The Real Scandal Behind the Tuam Home for Unwed Mothers

IRELAND
Catholic World Report

June 24, 2014

While the media rushed to exaggeration, misinformation, and fabrication, the real societal ills behind the deaths of 800 Irish children were largely overlooked.

Michael Kelly

For a month now, sections of the Irish and international media have been convulsed by reports of shockingly high mortality rates at a state-funded, Church-run mother and baby home in the west of Ireland. It has been difficult to separate fact from fiction and too few commentators have sought to get to the bottom of the story, with many instead choosing to focus on salacious exaggerations, misinformation, and untruths.

Yes, there was a shockingly high infant mortality rate in the Tuam mother and baby home run by the Bon Secours congregation of nuns. Between 1925 and 1961, 976 infants died. Many of the children, it appears, were buried at an unmarked grave, which was lovingly tended by local Catholic families for decades. Now, the tragic deaths of so many youngsters should be devastating enough in itself to warrant further investigation. But some media commentators and seasoned campaigners immediately sought to exaggerate the story in the most appalling fashion. The children were soon forgotten in the dash to hang their deaths as a crime around the neck of Catholic Ireland.

In media reports, the common grave soon became a “mass grave” and then a “septic tank.” The nuns were accused of “dumping” the children in the grave, and there have been suggestions that police should open up a criminal investigation into the deaths despite absolutely no evidence that any of the tragic deaths were in untoward circumstances. The government has promised a Commission of Inquiry to look at the issue. However, some are wary that the terms of reference may be set so narrowly as to include only Catholic-run institutions, leaving out so-called “county homes” where many unmarried mothers lived with their newborn babies. Former residents of a Protestant-run home in Dublin have also complained that their plight has been ignored.

The world’s media soon arrived, inevitably adding more heat than light. A Washington Times headline screamed, “Catholic Church Tossed 800 Irish Orphans into Septic Tank”; Salon’s stated: “An Irish Catholic Orphanage Hid the Bodies of 800 Children.” More fuel was added to the fire by Father Brian D’arcy, a liberal priest and darling of the Irish media, who likened the nuns’ behavior to that of the Nazis during the Holocaust.
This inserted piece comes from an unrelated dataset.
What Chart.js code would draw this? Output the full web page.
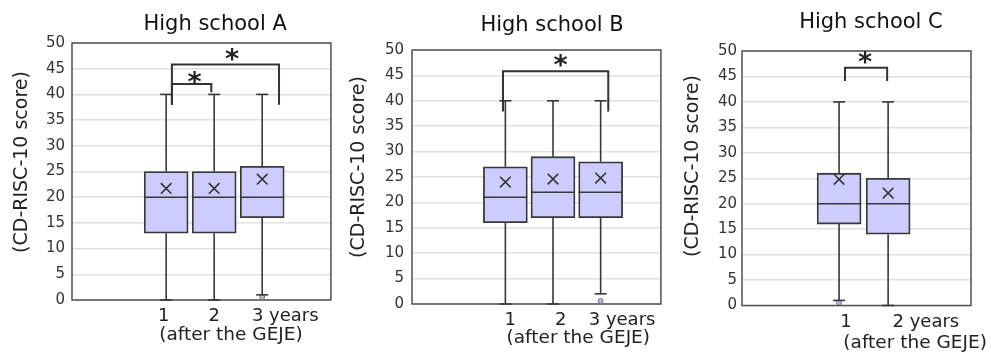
<!DOCTYPE html>
<html>
<head>
<meta charset="utf-8">
<script src="https://cdn.jsdelivr.net/npm/chart.js@4.4.1/dist/chart.umd.min.js"></script>
<style>
  body { margin: 0; background: #fff; }
  #wrap { position: relative; width: 991px; height: 354px; }
  #wrap > div { position: absolute; top: 0; height: 354px; }
</style>
</head>
<body>
<div id="wrap">
  <div style="left:0;width:340px"><canvas id="chartA"></canvas></div>
  <div style="left:340px;width:330px"><canvas id="chartB"></canvas></div>
  <div style="left:670px;width:321px"><canvas id="chartC"></canvas></div>
</div>
<script>
// CD-RISC-10 score by years after the GEJE, one box per year
const yearsA = [1, 2, 3];
const tickLabelsA = ['1', '2', '3 years'];
const minA = [0, 0, 1];
const q1A = [13, 13, 16];
const medianA = [20, 20, 20];
const q3A = [25, 25, 26];
const maxA = [40, 40, 40];
const meanA = [21.7, 21.7, 23.5];
const outliersA = [{x: 3, y: 0.6}];

const yearsB = [1, 2, 3];
const tickLabelsB = ['1', '2', '3 years'];
const minB = [0, 0, 2];
const q1B = [16, 17, 17];
const medianB = [21, 22, 22];
const q3B = [27, 29, 28];
const maxB = [40, 40, 40];
const meanB = [24.0, 24.6, 24.8];
const outliersB = [{x: 3, y: 0.6}];

const yearsC = [1, 2];
const tickLabelsC = ['1', '2 years'];
const minC = [1, 0];
const q1C = [16, 14];
const medianC = [20, 20];
const q3C = [26, 25];
const maxC = [40, 40];
const meanC = [24.8, 22.1];
const outliersC = [{x: 1, y: 0.6}];

const yAxisTitle = '(CD-RISC-10 score)';
const xAxisNote = '(after the GEJE)';

Chart.defaults.font.family = '"DejaVu Sans", Verdana, sans-serif';
Chart.defaults.color = '#333';

const panels = [
  {
    id: 'chartA', title: 'High school A',
    years: yearsA, labels: tickLabelsA, min: minA, q1: q1A, median: medianA, q3: q3A, max: maxA,
    mean: meanA, outliers: outliersA,
    labelPos: [0.95, 2.0, 3.48], xMin: -0.96, xMax: 4.43,
    pad: {top: 43, right: 4}, axisH: 54, yTickPad: 7,
    titleX: 2.02, titleY: 30, noteX: 2.35, noteY: 335, yTitle: [22, 162],
    brackets: [
      {x1: 1.12, x2: 1.94, y: 42, leg1: 38, leg2: 40.4, starX: 1.59, starY: 43.3},
      {x1: 1.12, x2: 3.35, y: 45.8, leg1: 38, leg2: 38, starX: 2.37, starY: 47.7}
    ]
  },
  {
    id: 'chartB', title: 'High school B',
    years: yearsB, labels: tickLabelsB, min: minB, q1: q1B, median: medianB, q3: q3B, max: maxB,
    mean: meanB, outliers: outliersB,
    labelPos: [1.1, 2.16, 3.45], xMin: -0.96, xMax: 4.265,
    pad: {top: 50, right: 2}, axisH: 50, yTickPad: 8,
    titleX: 1.98, titleY: 31, noteX: 2.53, noteY: 338, yTitle: [19, 167],
    brackets: [
      {x1: 0.95, x2: 3.16, y: 45.8, leg1: 37.9, leg2: 37.9, starX: 2.16, starY: 48}
    ]
  },
  {
    id: 'chartC', title: 'High school C',
    years: yearsC, labels: tickLabelsC, min: minC, q1: q1C, median: medianC, q3: q3C, max: maxC,
    mean: meanC, outliers: outliersC,
    labelPos: [1.14, 2.77], xMin: -0.98, xMax: 3.69,
    pad: {top: 51, right: 20}, axisH: 48.5, yTickPad: 5,
    titleX: 1.65, titleY: 28, noteX: 2.55, noteY: 343, yTitle: [23, 166],
    brackets: [
      {x1: 1.12, x2: 1.98, y: 46.7, leg1: 44.1, leg2: 44.1, starX: 1.53, starY: 48.8}
    ]
  }
];

function line(ctx, x1, y1, x2, y2) {
  ctx.beginPath();
  ctx.moveTo(x1, y1);
  ctx.lineTo(x2, y2);
  ctx.stroke();
}

// frame, whiskers, medians, significance brackets and the texts around the plot
const boxExtras = {
  id: 'boxExtras',
  beforeDatasetsDraw(chart) {
    const {ctx, chartArea: a} = chart;
    ctx.save();
    ctx.strokeStyle = '#505050';
    ctx.lineWidth = 1.5;
    ctx.strokeRect(a.left, a.top, a.right - a.left, a.bottom - a.top);
    ctx.restore();
  },
  afterDatasetsDraw(chart, args, opts) {
    const p = opts.panel;
    const {ctx} = chart;
    const xs = chart.scales.x, ys = chart.scales.y;
    const boxes = chart.getDatasetMeta(2).data;
    ctx.save();
    ctx.strokeStyle = '#383838';
    ctx.lineWidth = 1.6;
    p.years.forEach((yr, i) => {
      const cx = xs.getPixelForValue(yr);
      const half = boxes[i].width / 2;
      const yMax = ys.getPixelForValue(p.max[i]);
      const yMin = ys.getPixelForValue(p.min[i]);
      line(ctx, cx, ys.getPixelForValue(p.q3[i]), cx, yMax);
      line(ctx, cx - 6, yMax, cx + 6, yMax);
      line(ctx, cx, ys.getPixelForValue(p.q1[i]), cx, yMin);
      line(ctx, cx - 6, yMin, cx + 6, yMin);
      const yMed = ys.getPixelForValue(p.median[i]);
      line(ctx, cx - half, yMed, cx + half, yMed);
    });

    // brackets with stars
    ctx.strokeStyle = '#333';
    ctx.lineWidth = 2;
    ctx.fillStyle = '#222';
    ctx.font = 'bold 27px "DejaVu Sans"';
    ctx.textAlign = 'center';
    ctx.textBaseline = 'alphabetic';
    p.brackets.forEach(b => {
      const x1 = xs.getPixelForValue(b.x1), x2 = xs.getPixelForValue(b.x2);
      const yt = ys.getPixelForValue(b.y);
      ctx.beginPath();
      ctx.moveTo(x1, ys.getPixelForValue(b.leg1));
      ctx.lineTo(x1, yt);
      ctx.lineTo(x2, yt);
      ctx.lineTo(x2, ys.getPixelForValue(b.leg2));
      ctx.stroke();
      const m = ctx.measureText('*');
      const cy = ys.getPixelForValue(b.starY);
      ctx.fillText('*', xs.getPixelForValue(b.starX),
        cy + (m.actualBoundingBoxAscent - m.actualBoundingBoxDescent) / 2);
    });

    // titles
    ctx.fillStyle = '#111';
    ctx.font = '21px "DejaVu Sans"';
    ctx.fillText(p.title, xs.getPixelForValue(p.titleX), p.titleY);
    ctx.fillStyle = '#222';
    ctx.font = '18.5px "DejaVu Sans"';
    ctx.textBaseline = 'middle';
    ctx.fillText(xAxisNote, xs.getPixelForValue(p.noteX), p.noteY);
    ctx.translate(p.yTitle[0], p.yTitle[1]);
    ctx.rotate(-Math.PI / 2);
    ctx.font = '19px "DejaVu Sans"';
    ctx.fillText(yAxisTitle, 0, 0);
    ctx.restore();
  }
};

panels.forEach(p => {
  new Chart(document.getElementById(p.id), {
    type: 'bar',
    data: {
      datasets: [
        {
          type: 'scatter',
          label: 'Mean',
          data: p.years.map((yr, i) => ({x: yr, y: p.mean[i]})),
          pointStyle: 'crossRot',
          pointRadius: 7.5,
          borderColor: '#333',
          borderWidth: 1.6,
          order: 0
        },
        {
          type: 'scatter',
          label: 'Outlier',
          data: p.outliers,
          pointStyle: 'circle',
          pointRadius: 2.5,
          backgroundColor: '#b8b8dd',
          borderColor: '#777',
          borderWidth: 1,
          order: 1
        },
        {
          label: 'IQR',
          data: p.years.map((yr, i) => ({x: yr, y: [p.q1[i], p.q3[i]]})),
          backgroundColor: '#ccccff',
          borderColor: '#383838',
          borderWidth: 1.8,
          borderSkipped: false,
          barThickness: 44,
          order: 2
        }
      ]
    },
    options: {
      responsive: true,
      maintainAspectRatio: false,
      animation: false,
      layout: {padding: {left: 0, top: p.pad.top, right: p.pad.right, bottom: 0}},
      plugins: {
        legend: {display: false},
        tooltip: {enabled: false},
        boxExtras: {panel: p}
      },
      scales: {
        x: {
          type: 'linear',
          min: p.xMin,
          max: p.xMax,
          offset: false,
          grid: {display: false, drawTicks: false},
          border: {display: false},
          afterBuildTicks: s => { s.ticks = p.labelPos.map(v => ({value: v})); },
          afterFit: s => { s.height = p.axisH; },
          ticks: {
            autoSkip: false,
            maxRotation: 0,
            padding: 6,
            color: '#222',
            font: {size: 18},
            callback: (v, i) => p.labels[i]
          }
        },
        y: {
          min: 0,
          max: 50,
          grid: {color: '#e0e0e0', lineWidth: 1.5, drawTicks: false},
          border: {display: false},
          afterFit: s => { s.width = 72; },
          ticks: {stepSize: 5, padding: p.yTickPad, color: '#333', font: {size: 15}}
        }
      }
    },
    plugins: [boxExtras]
  });
});
</script>
</body>
</html>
So quick has been the rush to judgment that an eminent media outlet has been forced to roll back on earlier versions of the story. The Associated Press has issued a correction to earlier stories which included claims that were demonstrably untrue. In a response issued at the weekend, the AP admitted that

in stories published June 3 and June 8 about young children buried in unmarked graves after dying at a former Irish orphanage for the children of unwed mothers, The Associated Press incorrectly reported that the children had not received Roman Catholic baptisms; documents show that many children at the orphanage were baptized. The AP also incorrectly reported that Catholic teaching at the time was to deny baptism and Christian burial to the children of unwed mothers; although that may have occurred in practice at times it was not Church teaching. In addition, in the June 3 story, the AP quoted a researcher who said she believed that most of the remains of children who died there were interred in a disused septic tank; the researcher has since clarified that without excavation and forensic analysis it is impossible to know how many sets of remains the tank contains, if any. The June 3 story also contained an incorrect reference to the year that the orphanage opened; it was 1925, not 1926.

Despite the misreporting, it’s important to be clear: the Tuam mother and baby home was a terrible place with awful conditions that reflected a society build on petty snobbery; “illegitimate” children and unmarried mothers were treated in a very unchristian fashion by a country that professed to be a bastion of Catholic virtue. It is unlikely that other, similar homes—whether run by the Church, state, or another religious denomination—were any less harsh.